> _Task goal_
Reproduce exactly the lines from the line with "Clone this chart in Altair." through the line with "N = len(values)", both included, and no other lines.

### Material shown

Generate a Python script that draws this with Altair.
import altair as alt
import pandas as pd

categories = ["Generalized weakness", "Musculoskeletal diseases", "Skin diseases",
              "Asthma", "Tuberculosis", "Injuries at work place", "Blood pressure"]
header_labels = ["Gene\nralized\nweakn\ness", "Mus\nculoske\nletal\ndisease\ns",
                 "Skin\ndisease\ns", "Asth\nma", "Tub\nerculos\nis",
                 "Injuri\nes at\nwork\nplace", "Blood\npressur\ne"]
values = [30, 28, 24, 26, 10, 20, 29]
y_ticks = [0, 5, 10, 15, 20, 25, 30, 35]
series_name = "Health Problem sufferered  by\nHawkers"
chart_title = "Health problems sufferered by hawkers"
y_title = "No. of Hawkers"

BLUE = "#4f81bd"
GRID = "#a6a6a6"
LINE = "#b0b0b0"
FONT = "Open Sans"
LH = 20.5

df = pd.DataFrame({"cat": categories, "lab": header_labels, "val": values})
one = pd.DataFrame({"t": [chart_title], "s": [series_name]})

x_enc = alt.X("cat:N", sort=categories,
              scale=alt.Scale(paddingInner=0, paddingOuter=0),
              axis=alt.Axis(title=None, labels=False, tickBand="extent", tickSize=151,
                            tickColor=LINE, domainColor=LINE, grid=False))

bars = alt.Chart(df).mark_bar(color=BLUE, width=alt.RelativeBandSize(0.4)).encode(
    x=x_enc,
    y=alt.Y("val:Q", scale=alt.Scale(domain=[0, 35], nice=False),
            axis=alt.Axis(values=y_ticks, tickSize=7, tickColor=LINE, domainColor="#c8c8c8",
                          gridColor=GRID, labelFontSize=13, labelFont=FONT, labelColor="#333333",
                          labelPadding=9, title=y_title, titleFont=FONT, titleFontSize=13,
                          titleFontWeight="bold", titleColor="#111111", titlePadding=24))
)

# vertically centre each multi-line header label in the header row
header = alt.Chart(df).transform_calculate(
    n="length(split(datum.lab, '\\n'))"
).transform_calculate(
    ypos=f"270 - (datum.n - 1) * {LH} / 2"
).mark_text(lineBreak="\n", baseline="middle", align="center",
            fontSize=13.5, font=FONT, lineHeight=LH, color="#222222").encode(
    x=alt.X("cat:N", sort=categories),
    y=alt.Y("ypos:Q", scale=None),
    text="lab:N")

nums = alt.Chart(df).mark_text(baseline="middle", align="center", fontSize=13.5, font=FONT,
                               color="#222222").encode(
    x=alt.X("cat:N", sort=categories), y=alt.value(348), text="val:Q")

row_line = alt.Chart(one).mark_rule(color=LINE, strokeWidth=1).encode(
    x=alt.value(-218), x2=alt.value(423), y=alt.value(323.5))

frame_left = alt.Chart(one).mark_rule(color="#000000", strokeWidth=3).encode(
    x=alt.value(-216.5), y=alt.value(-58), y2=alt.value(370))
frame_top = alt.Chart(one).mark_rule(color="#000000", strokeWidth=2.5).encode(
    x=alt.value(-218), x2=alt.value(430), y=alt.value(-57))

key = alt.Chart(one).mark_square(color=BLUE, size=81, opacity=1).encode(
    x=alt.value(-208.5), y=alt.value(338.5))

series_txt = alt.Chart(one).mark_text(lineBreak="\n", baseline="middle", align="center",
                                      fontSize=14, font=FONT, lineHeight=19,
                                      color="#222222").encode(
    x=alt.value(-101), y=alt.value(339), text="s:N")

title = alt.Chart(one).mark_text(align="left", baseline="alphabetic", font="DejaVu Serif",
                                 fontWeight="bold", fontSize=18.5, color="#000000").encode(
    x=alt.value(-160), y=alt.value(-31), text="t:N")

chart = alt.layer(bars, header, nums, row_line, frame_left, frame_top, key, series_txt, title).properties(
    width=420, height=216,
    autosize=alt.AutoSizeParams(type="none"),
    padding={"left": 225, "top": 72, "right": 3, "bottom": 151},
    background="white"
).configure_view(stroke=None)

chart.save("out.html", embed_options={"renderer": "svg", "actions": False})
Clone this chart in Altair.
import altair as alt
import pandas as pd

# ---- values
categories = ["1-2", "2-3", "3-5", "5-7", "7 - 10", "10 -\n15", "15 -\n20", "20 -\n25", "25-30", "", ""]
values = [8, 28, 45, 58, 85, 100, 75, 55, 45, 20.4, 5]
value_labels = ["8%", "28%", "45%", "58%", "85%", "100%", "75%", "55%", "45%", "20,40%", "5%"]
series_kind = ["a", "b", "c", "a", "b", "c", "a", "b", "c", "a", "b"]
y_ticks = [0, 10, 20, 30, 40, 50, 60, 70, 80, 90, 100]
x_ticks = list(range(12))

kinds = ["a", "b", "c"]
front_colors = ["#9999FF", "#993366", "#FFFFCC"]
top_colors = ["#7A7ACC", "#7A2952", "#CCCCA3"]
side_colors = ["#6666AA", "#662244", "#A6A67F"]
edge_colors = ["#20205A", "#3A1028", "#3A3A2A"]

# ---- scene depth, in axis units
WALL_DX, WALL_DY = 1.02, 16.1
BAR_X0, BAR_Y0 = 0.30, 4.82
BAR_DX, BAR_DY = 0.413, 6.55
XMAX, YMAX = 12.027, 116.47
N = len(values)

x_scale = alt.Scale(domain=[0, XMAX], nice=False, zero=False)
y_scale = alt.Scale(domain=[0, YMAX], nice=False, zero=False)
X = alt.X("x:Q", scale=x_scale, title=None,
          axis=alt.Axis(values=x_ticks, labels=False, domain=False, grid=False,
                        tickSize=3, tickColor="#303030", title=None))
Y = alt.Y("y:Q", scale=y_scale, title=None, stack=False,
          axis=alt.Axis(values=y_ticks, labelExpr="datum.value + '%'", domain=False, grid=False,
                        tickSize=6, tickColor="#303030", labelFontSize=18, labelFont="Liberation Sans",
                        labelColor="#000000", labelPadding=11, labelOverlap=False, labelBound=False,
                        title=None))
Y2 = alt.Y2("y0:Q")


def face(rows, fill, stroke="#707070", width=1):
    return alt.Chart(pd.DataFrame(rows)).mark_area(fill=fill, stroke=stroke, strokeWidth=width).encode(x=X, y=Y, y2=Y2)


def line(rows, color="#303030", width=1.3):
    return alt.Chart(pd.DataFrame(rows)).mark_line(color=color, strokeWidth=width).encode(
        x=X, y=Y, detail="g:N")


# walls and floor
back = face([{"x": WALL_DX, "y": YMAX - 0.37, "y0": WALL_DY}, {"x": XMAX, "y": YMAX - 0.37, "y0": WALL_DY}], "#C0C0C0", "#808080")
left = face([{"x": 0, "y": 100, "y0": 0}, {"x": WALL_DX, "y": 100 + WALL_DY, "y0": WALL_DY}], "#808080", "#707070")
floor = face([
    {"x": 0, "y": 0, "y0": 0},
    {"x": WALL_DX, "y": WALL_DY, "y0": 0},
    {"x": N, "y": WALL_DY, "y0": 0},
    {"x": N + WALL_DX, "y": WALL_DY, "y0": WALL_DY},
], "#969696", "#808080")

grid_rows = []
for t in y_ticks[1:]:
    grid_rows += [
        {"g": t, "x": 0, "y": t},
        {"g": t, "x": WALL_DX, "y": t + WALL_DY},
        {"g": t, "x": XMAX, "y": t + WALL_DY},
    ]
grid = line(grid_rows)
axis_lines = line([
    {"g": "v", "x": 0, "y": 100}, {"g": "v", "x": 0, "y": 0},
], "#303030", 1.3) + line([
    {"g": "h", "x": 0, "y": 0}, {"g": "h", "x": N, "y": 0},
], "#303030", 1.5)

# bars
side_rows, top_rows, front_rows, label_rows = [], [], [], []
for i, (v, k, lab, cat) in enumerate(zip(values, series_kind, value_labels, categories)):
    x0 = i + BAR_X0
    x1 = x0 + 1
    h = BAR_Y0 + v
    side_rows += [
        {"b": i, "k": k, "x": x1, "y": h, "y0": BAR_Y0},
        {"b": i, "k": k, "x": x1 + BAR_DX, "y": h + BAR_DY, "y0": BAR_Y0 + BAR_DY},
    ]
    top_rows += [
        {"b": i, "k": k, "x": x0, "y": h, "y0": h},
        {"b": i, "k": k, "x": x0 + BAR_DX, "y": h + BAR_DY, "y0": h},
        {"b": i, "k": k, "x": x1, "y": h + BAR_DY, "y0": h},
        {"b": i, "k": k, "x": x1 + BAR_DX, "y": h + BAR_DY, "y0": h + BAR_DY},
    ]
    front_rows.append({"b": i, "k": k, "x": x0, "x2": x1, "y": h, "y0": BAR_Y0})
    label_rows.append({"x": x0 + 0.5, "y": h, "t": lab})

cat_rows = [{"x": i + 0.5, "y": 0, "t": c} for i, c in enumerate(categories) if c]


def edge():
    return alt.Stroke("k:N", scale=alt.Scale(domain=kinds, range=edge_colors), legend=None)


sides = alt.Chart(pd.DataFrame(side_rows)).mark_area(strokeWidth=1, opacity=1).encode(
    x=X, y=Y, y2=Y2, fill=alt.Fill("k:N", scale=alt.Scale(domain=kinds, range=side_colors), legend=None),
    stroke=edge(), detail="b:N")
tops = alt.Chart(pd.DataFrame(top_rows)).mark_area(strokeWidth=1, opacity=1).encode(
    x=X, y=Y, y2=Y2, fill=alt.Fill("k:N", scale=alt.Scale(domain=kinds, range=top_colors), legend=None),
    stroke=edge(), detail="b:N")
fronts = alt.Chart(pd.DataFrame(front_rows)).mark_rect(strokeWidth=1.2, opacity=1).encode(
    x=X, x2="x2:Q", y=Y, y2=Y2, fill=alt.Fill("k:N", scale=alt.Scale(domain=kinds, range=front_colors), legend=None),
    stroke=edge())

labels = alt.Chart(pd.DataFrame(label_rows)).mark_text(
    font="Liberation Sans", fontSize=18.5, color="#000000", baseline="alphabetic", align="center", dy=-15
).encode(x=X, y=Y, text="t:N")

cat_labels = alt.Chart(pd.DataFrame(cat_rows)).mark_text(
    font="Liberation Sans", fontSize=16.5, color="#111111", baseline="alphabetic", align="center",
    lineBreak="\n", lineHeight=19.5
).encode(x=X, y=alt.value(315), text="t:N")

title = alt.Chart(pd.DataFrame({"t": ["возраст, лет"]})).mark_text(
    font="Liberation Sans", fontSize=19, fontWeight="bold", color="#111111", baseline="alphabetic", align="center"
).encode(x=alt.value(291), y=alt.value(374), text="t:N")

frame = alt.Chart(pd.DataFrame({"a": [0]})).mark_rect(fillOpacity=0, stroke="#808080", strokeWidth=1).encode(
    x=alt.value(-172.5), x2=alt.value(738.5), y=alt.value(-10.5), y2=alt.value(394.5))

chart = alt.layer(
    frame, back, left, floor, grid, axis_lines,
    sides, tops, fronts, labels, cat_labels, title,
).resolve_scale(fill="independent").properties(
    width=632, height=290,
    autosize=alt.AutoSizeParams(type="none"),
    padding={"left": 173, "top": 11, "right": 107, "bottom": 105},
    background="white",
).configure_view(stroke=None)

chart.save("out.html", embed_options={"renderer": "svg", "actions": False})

######

> _Task result_
Clone this chart in Altair.
import altair as alt
import pandas as pd

# ---- values
categories = ["1-2", "2-3", "3-5", "5-7", "7 - 10", "10 -\n15", "15 -\n20", "20 -\n25", "25-30", "", ""]
values = [8, 28, 45, 58, 85, 100, 75, 55, 45, 20.4, 5]
value_labels = ["8%", "28%", "45%", "58%", "85%", "100%", "75%", "55%", "45%", "20,40%", "5%"]
series_kind = ["a", "b", "c", "a", "b", "c", "a", "b", "c", "a", "b"]
y_ticks = [0, 10, 20, 30, 40, 50, 60, 70, 80, 90, 100]
x_ticks = list(range(12))

kinds = ["a", "b", "c"]
front_colors = ["#9999FF", "#993366", "#FFFFCC"]
top_colors = ["#7A7ACC", "#7A2952", "#CCCCA3"]
side_colors = ["#6666AA", "#662244", "#A6A67F"]
edge_colors = ["#20205A", "#3A1028", "#3A3A2A"]

# ---- scene depth, in axis units
WALL_DX, WALL_DY = 1.02, 16.1
BAR_X0, BAR_Y0 = 0.30, 4.82
BAR_DX, BAR_DY = 0.413, 6.55
XMAX, YMAX = 12.027, 116.47
N = len(values)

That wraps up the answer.